A big step towards free and fair election

The adoption of the 20th Amendment by the National Assembly, in a late night session on Tuesday, marks the third constitutional amendment by the Pakistan People’s Party government.

To its credit, this time again it managed to bring about a partisan consensus to secure unanimous approval by an overwhelming majority of 247 votes while 228 were actually needed. The vote included 85 of the opposition Pakistan Muslim League-Nawaz (PML-N). In the 342-member house, 95 votes were missing that included those belongin to the coalition. This belies the government claim that it enjoyed twothirds majority to get the amendment approved without PML-N help.

The amendment provides for a strong Election Commission and a pre-election neutral interim set-up besides restoration of 28 lawmakers whose membership was suspended by the Supreme Court. The amendment was initially meant to validate the election of these 28 lawmakers elected during last two years in by-polls conducted by an election commission whose composition was incomplete. It was not their fault which was why all parliamentary parties were inclined to rectify the lapse. As a result the amendment was adopted unanimously after the treasury and the opposition converged to overcome some of their divergences. But the opposition did well to take advantage of the government’s compulsions and expand the scope of the amendment to strengthen election commission.
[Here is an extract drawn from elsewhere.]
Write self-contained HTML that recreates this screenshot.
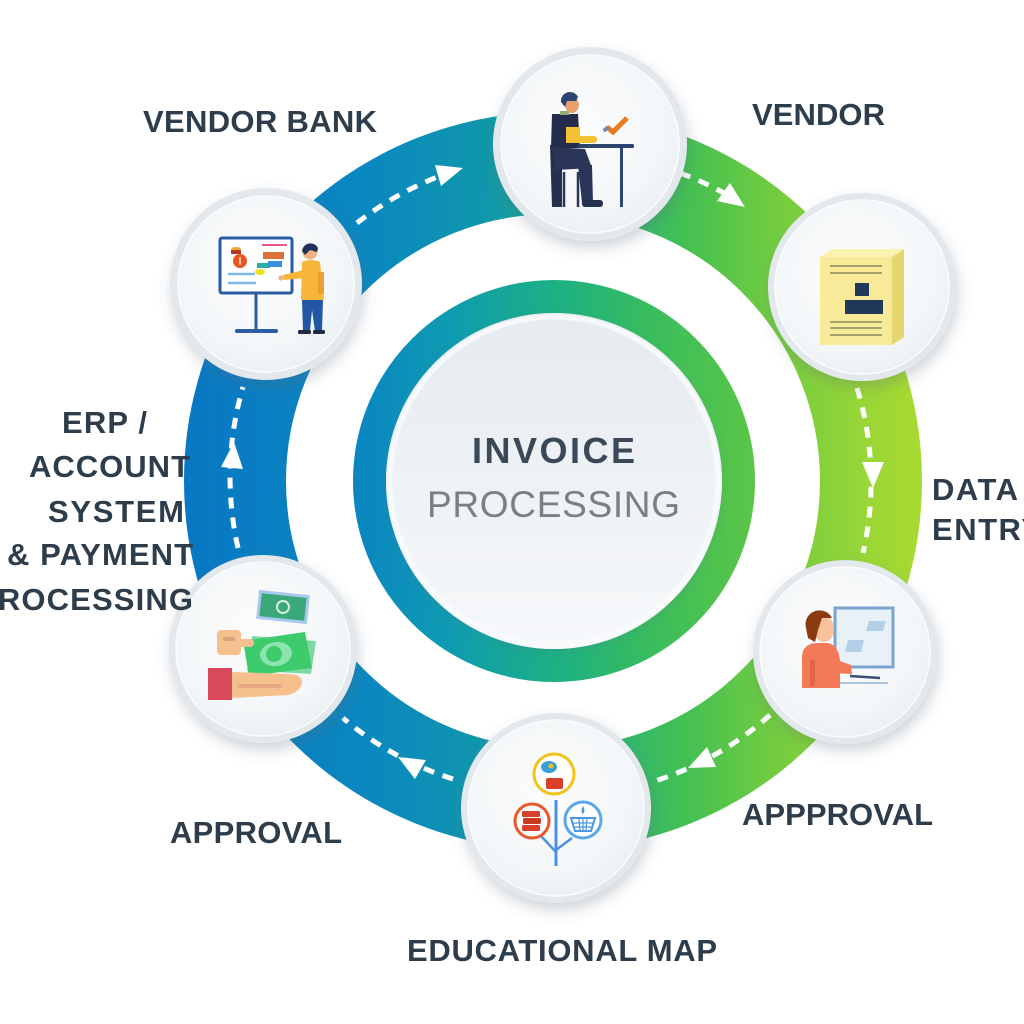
<!DOCTYPE html>
<html>
<head>
<meta charset="utf-8">
<style>
html,body{margin:0;padding:0;background:#ffffff;width:1024px;height:1024px;overflow:hidden}
svg{display:block}
.lbl{font-family:"Liberation Sans",Arial,sans-serif;font-weight:bold;font-size:31px;fill:#2e3d4b}
</style>
</head>
<body>
<svg width="1024" height="1024" viewBox="0 0 1024 1024" xmlns="http://www.w3.org/2000/svg">
<defs>
  <linearGradient id="rg" gradientUnits="userSpaceOnUse" x1="185" y1="0" x2="922" y2="0">
    <stop offset="0" stop-color="#0977c3"/>
    <stop offset="0.25" stop-color="#0a88c0"/>
    <stop offset="0.40" stop-color="#1096ac"/>
    <stop offset="0.50" stop-color="#1aa690"/>
    <stop offset="0.58" stop-color="#2db674"/>
    <stop offset="0.68" stop-color="#44c052"/>
    <stop offset="0.80" stop-color="#72cc40"/>
    <stop offset="0.92" stop-color="#98d636"/>
    <stop offset="1" stop-color="#a8db31"/>
  </linearGradient>
  <linearGradient id="cg" gradientUnits="userSpaceOnUse" x1="353" y1="0" x2="755" y2="0">
    <stop offset="0" stop-color="#0a85c2"/>
    <stop offset="0.25" stop-color="#0f9cb0"/>
    <stop offset="0.5" stop-color="#1cb084"/>
    <stop offset="0.75" stop-color="#3abd5c"/>
    <stop offset="1" stop-color="#5cc646"/>
  </linearGradient>
  <linearGradient id="dg" x1="0" y1="0" x2="0" y2="1">
    <stop offset="0" stop-color="#e6ebf0"/>
    <stop offset="1" stop-color="#f6f8fa"/>
  </linearGradient>
  <radialGradient id="ni" cx="0.45" cy="0.4" r="0.65">
    <stop offset="0" stop-color="#fbfcfd"/>
    <stop offset="0.75" stop-color="#f3f6f8"/>
    <stop offset="1" stop-color="#eaeef2"/>
  </radialGradient>
  <filter id="sh" x="-30%" y="-30%" width="160%" height="170%">
    <feDropShadow dx="2" dy="7" stdDeviation="7" flood-color="#5a6a78" flood-opacity="0.28"/>
  </filter>
  <filter id="sh2" x="-20%" y="-20%" width="140%" height="140%">
    <feDropShadow dx="0" dy="3" stdDeviation="4" flood-color="#5a6a78" flood-opacity="0.18"/>
  </filter>
</defs>

<!-- main ring -->
<circle cx="553" cy="481" r="318" fill="none" stroke="url(#rg)" stroke-width="102"/>

<!-- central ring & disc -->
<circle cx="554" cy="481" r="184.5" fill="none" stroke="url(#cg)" stroke-width="33"/>
<circle cx="554" cy="481" r="168" fill="url(#dg)" filter="url(#sh2)"/>
<circle cx="554" cy="481" r="164" fill="none" stroke="#f8fafb" stroke-width="5" opacity="0.85"/>

<text x="472" y="463" textLength="163" style="font-family:'Liberation Sans',Arial,sans-serif;font-weight:bold;font-size:36px;fill:#3b4858">INVOICE</text>
<text x="427" y="517" textLength="253" style="font-family:'Liberation Sans',Arial,sans-serif;font-size:37px;fill:#7a7f85">PROCESSING</text>

<!-- dashed connectors -->
<g fill="none" stroke="#ffffff" stroke-width="5" stroke-dasharray="11 9">
  <path d="M238,548 A320,320 0 0 1 243,387"/>
  <path d="M357,223 A322,322 0 0 1 440,176"/>
  <path d="M680,173 A334,334 0 0 1 724,193"/>
  <path d="M857,388 A318,318 0 0 1 863,553"/>
  <path d="M770,715 A318,318 0 0 1 655,781"/>
  <path d="M453,779 A316,316 0 0 1 343,718"/>
</g>
<g fill="#ffffff">
  <polygon points="234,442 243,469 221,467"/>
  <polygon points="463,168 441,186 435,165"/>
  <polygon points="745,207 717,201 730,183"/>
  <polygon points="873,488 862,462 884,462"/>
  <polygon points="688,768 707,747 716,767"/>
  <polygon points="398,757 426,760 415,779"/>
</g>

<!-- nodes -->
<g filter="url(#sh)">
  <circle cx="590" cy="144" r="97" fill="#e3e8ec"/>
  <circle cx="862" cy="287" r="94" fill="#e3e8ec"/>
  <circle cx="845" cy="652" r="92" fill="#e3e8ec"/>
  <circle cx="556" cy="808" r="95" fill="#e3e8ec"/>
  <circle cx="263" cy="649" r="94" fill="#e3e8ec"/>
  <circle cx="266" cy="284" r="96" fill="#e3e8ec"/>
</g>
<g fill="url(#ni)" stroke="#fbfcfd" stroke-width="1.5">
  <circle cx="590" cy="144" r="89"/>
  <circle cx="862" cy="287" r="87"/>
  <circle cx="845" cy="652" r="85"/>
  <circle cx="556" cy="808" r="88"/>
  <circle cx="263" cy="649" r="87"/>
  <circle cx="266" cy="284" r="88"/>
</g>

<!-- N1 top: person at desk -->
<g>
  <polygon points="550,145 562,145 562,207 552,207" fill="#252f4e"/>
  <polygon points="552,114 578,114 580,148 551,148" fill="#232d4b"/>
  <rect x="560" y="111" width="9" height="4" fill="#8fb070"/>
  <rect x="566" y="127" width="14" height="16" fill="#f3c234"/>
  <rect x="575" y="136" width="22" height="7" rx="3" fill="#f3c234"/>
  <polygon points="552,147 585,149 592,168 556,170" fill="#2a3558"/>
  <polygon points="578,165 592,165 593,203 582,203" fill="#2a3558"/>
  <rect x="582" y="200" width="21" height="7" rx="3" fill="#252f4e"/>
  <line x1="564" y1="172" x2="564" y2="207" stroke="#2a3558" stroke-width="2.5"/>
  <line x1="578" y1="172" x2="578" y2="207" stroke="#2a3558" stroke-width="2.5"/>
  <rect x="578" y="144" width="56" height="4" rx="1.5" fill="#2c4470"/>
  <rect x="620" y="148" width="3" height="59" fill="#2c4470"/>
  <ellipse cx="572" cy="105" rx="7" ry="8" fill="#e8a070"/>
  <path d="M561,102 A9,9 0 0 1 578,97 L576,101 L567,101 L565,107 Z" fill="#2d4470"/>
  <path d="M607,127 L613,132 L627,118" fill="none" stroke="#ea7a22" stroke-width="5"/>
  <rect x="603" y="127" width="6" height="4" fill="#7a8aa0" transform="rotate(-40 606 129)"/>
</g>

<!-- N6 upper-left: presentation board -->
<g>
  <rect x="220" y="238" width="72" height="55" rx="2" fill="#ffffff" stroke="#2c5ca6" stroke-width="3"/>
  <line x1="256" y1="294" x2="256" y2="330" stroke="#2c5ca6" stroke-width="3"/>
  <line x1="237" y1="331" x2="276" y2="331" stroke="#2c5ca6" stroke-width="4" stroke-linecap="round"/>
  <ellipse cx="236" cy="249" rx="5" ry="2" fill="#e8b030"/>
  <rect x="231" y="250" width="10" height="4" fill="#b8392b"/>
  <circle cx="240" cy="261" r="7" fill="#e8561e"/>
  <line x1="240" y1="257" x2="240" y2="265" stroke="#ffffff" stroke-width="1.2"/>
  <rect x="262" y="244" width="25" height="2" fill="#e85a8a"/>
  <rect x="263" y="252" width="21" height="7" fill="#d9733a"/>
  <rect x="257" y="263" width="13" height="5" fill="#2ab0a0"/>
  <rect x="268" y="261" width="14" height="6" fill="#3a8ee0"/>
  <ellipse cx="260" cy="272" rx="5" ry="3" fill="#e8e020"/>
  <line x1="228" y1="274" x2="255" y2="274" stroke="#7ab8ea" stroke-width="2.5"/>
  <line x1="228" y1="283" x2="256" y2="283" stroke="#7ab8ea" stroke-width="2.5"/>
  <path d="M302,262 Q311,258 320,262 L324,300 L301,300 Z" fill="#f6b63a"/>
  <rect x="318" y="272" width="6" height="22" fill="#e8a030"/>
  <path d="M304,270 L283,275 L284,280 L306,278 Z" fill="#f6b63a"/>
  <circle cx="281" cy="278" r="2.6" fill="#f2b184"/>
  <path d="M302,300 L323,300 L322,331 L315,331 L312,310 L310,331 L303,331 Z" fill="#2456a6"/>
  <rect x="298" y="330" width="13" height="4" rx="1.5" fill="#1e2a40"/>
  <rect x="313" y="330" width="12" height="4" rx="1.5" fill="#1e2a40"/>
  <circle cx="310" cy="252" r="7.5" fill="#f0b284"/>
  <path d="M302,251 A8.5,8.5 0 0 1 318,248 L317,252 L310,250 L305,255 Z" fill="#23305a"/>
</g>

<!-- N2 upper-right: document -->
<g>
  <polygon points="820,257 832,249 904,249 892,257" fill="#fbf2b0"/>
  <polygon points="892,257 904,249 904,337 892,345" fill="#e6d670"/>
  <rect x="820" y="257" width="72" height="88" fill="#f7ea98"/>
  <g stroke="#8c8660" stroke-width="1.6">
    <line x1="830" y1="266" x2="882" y2="266"/>
    <line x1="830" y1="273" x2="882" y2="273"/>
    <line x1="830" y1="322" x2="882" y2="322"/>
    <line x1="830" y1="328" x2="882" y2="328"/>
    <line x1="830" y1="335" x2="882" y2="335"/>
  </g>
  <rect x="855" y="283" width="14" height="13" fill="#22385a"/>
  <rect x="845" y="300" width="38" height="14" fill="#22385a"/>
</g>

<!-- N3 lower-right: person at computer -->
<g>
  <rect x="835" y="608" width="58" height="59" fill="#e8f0f8" stroke="#7aa5d0" stroke-width="3"/>
  <polygon points="869,621 886,621 883,631 866,631" fill="#b5cfe8"/>
  <polygon points="848,640 864,640 861,652 845,652" fill="#b5cfe8"/>
  <line x1="850" y1="676" x2="880" y2="678" stroke="#3a5070" stroke-width="2.5"/>
  <line x1="838" y1="683" x2="888" y2="683" stroke="#a8c4e0" stroke-width="2"/>
  <path d="M802,688 L802,656 Q803,644 816,643 L828,643 Q838,645 840,660 L840,688 Z" fill="#f27a58"/>
  <polygon points="826,656 851,665 852,674 828,673" fill="#f27a58"/>
  <rect x="810" y="660" width="5" height="26" fill="#e06648"/>
  <ellipse cx="824" cy="629" rx="10" ry="13" fill="#f7c29c"/>
  <path d="M806,628 A14,14 0 0 1 832,618 L822,618 L818,630 L815,642 L808,638 Z" fill="#8b3a12"/>
</g>

<!-- N5 lower-left: money -->
<g>
  <g transform="rotate(6 283 607)">
    <rect x="259" y="594" width="48" height="26" fill="#3aa878" stroke="#a8c8f0" stroke-width="3"/>
    <circle cx="283" cy="607" r="6" fill="none" stroke="#d8f0e4" stroke-width="2"/>
  </g>
  <polygon points="252,636 316,641 311,674 247,670" fill="#7ed8a4"/>
  <polygon points="243,641 305,632 312,668 249,676" fill="#3dcb6c"/>
  <ellipse cx="276" cy="654" rx="16" ry="12" fill="#8ee4b0" transform="rotate(-8 276 654)"/>
  <circle cx="274" cy="654" r="8" fill="#3dcb6c"/>
  <rect x="217" y="630" width="24" height="25" rx="4" fill="#f5c08e"/>
  <rect x="236" y="639" width="18" height="8" rx="4" fill="#f5c08e"/>
  <rect x="223" y="637" width="12" height="4" rx="2" fill="#d9a080"/>
  <rect x="208" y="668" width="24" height="32" fill="#d9485c"/>
  <path d="M232,672 L290,674 Q303,675 302,683 Q300,692 288,695 L232,698 Z" fill="#f5c08e"/>
  <rect x="238" y="684" width="44" height="4" rx="2" fill="#e6a882"/>
</g>

<!-- N4 bottom: tree map -->
<g>
  <line x1="556" y1="800" x2="556" y2="866" stroke="#4a92e0" stroke-width="3"/>
  <line x1="556" y1="852" x2="541" y2="836" stroke="#4a92e0" stroke-width="2.5"/>
  <line x1="556" y1="850" x2="572" y2="838" stroke="#4a92e0" stroke-width="2.5"/>
  <circle cx="554" cy="774" r="20" fill="#ffffff" stroke="#f2c31a" stroke-width="3"/>
  <ellipse cx="549" cy="767" rx="8" ry="6" fill="#3aa0d8"/>
  <circle cx="551" cy="766" r="2.5" fill="#e8c020"/>
  <rect x="546" y="778" width="17" height="11" rx="2" fill="#d8402a"/>
  <circle cx="532" cy="821" r="17" fill="#ffffff" stroke="#e8582a" stroke-width="3"/>
  <rect x="522" y="811" width="18" height="6" rx="1.5" fill="#d8402a"/>
  <rect x="523" y="818" width="18" height="6" rx="1.5" fill="#c83a22"/>
  <rect x="522" y="825" width="18" height="6" rx="1.5" fill="#d8402a"/>
  <circle cx="583" cy="820" r="18" fill="#ffffff" stroke="#5aa8ea" stroke-width="3"/>
  <path d="M571,818 L595,818 L591,831 L575,831 Z" fill="none" stroke="#4a98e0" stroke-width="2"/>
  <line x1="573" y1="823" x2="593" y2="823" stroke="#4a98e0" stroke-width="1.2"/>
  <line x1="574" y1="827" x2="592" y2="827" stroke="#4a98e0" stroke-width="1.2"/>
  <line x1="579" y1="818" x2="580" y2="831" stroke="#4a98e0" stroke-width="1.2"/>
  <line x1="583" y1="818" x2="583" y2="831" stroke="#4a98e0" stroke-width="1.2"/>
  <line x1="587" y1="818" x2="586" y2="831" stroke="#4a98e0" stroke-width="1.2"/>
  <path d="M583,806 Q586,811 583,814 Q580,811 583,806 Z" fill="#4a98e0"/>
</g>

<!-- labels -->
<text class="lbl" x="143" y="132" textLength="234">VENDOR BANK</text>
<text class="lbl" x="752" y="125" textLength="133">VENDOR</text>
<text class="lbl" x="932" y="500" textLength="86">DATA</text>
<text class="lbl" x="932" y="540" textLength="110">ENTRY</text>
<text class="lbl" x="62" y="433" textLength="85">ERP /</text>
<text class="lbl" x="29" y="477" textLength="161">ACCOUNT</text>
<text class="lbl" x="48" y="522" textLength="136">SYSTEM</text>
<text class="lbl" x="7" y="565" textLength="186">&amp; PAYMENT</text>
<text class="lbl" x="-24" y="610" textLength="217">PROCESSING</text>
<text class="lbl" x="170" y="843" textLength="172">APPROVAL</text>
<text class="lbl" x="742" y="825" textLength="191">APPPROVAL</text>
<text class="lbl" x="407" y="961" textLength="310">EDUCATIONAL MAP</text>
</svg>
</body>
</html>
The success of government-opposition dialogue augurs well for the future of democratic order. After initial hesitation the government accommodated the opposition viewpoint recognising its logic. Interior Minister Rehman Malik has described it a sign of political maturity. But this unity has not escaped criticism that the two sides tend to agree when it impacts on their self-interest. This is what happened in the case of 18th Amendment that also protected their rights in terms of greater provincial autonomy benefiting the opposition that rules country’s most-populous province. Imran Khan says both major parties are afraid of his Pakistan Tehrik-e-Insaaf. “They have been helping each other on crucial occasions and would again cut a deal to stem the PTI’s tsunjami,” says Khan. It is also evident they were in a hurry while more time could have been allowed to deliberate related issues by involving also the civil society and political forces out of the parliament who could have contributed to further improvement and expansion of its scope. The primary thrust of the amendment seems an abiding concern among all political forces to lay firm constitutional grounds for fair, free and impartial elections not just in the immediate future but for all times. The constitution provides for an interim structure to oversee the polls and the 18th Amendment takes extra care to leave out little on whims of either the president or the outgoing government. It has to be genuinely neutral, nonpartisan and impartial.

Objection by various opposition parties to President Asif Ali Zardari’s role in the selection of interim structure and election commission have been duly addressed by virtually reducing him to a figurehead. However, despite a lot of care taken in finalising the draft, oddities of national politics provide some interesting imponderables. For instance establishment of interim government in provinces through consultation with the opposition would be possible only in Punjab. In Balochistan the opposition has only one member who is a fugitive for security concerns. There is hardly any opposition in Sindh while in Khyber Pukhtunkhwa the JUI remains a friendly entity. The expression ‘neutral’ could have been tightly defined. Anyway, the amendment remains a significant step forward in the quest for holding fair and impartial elections.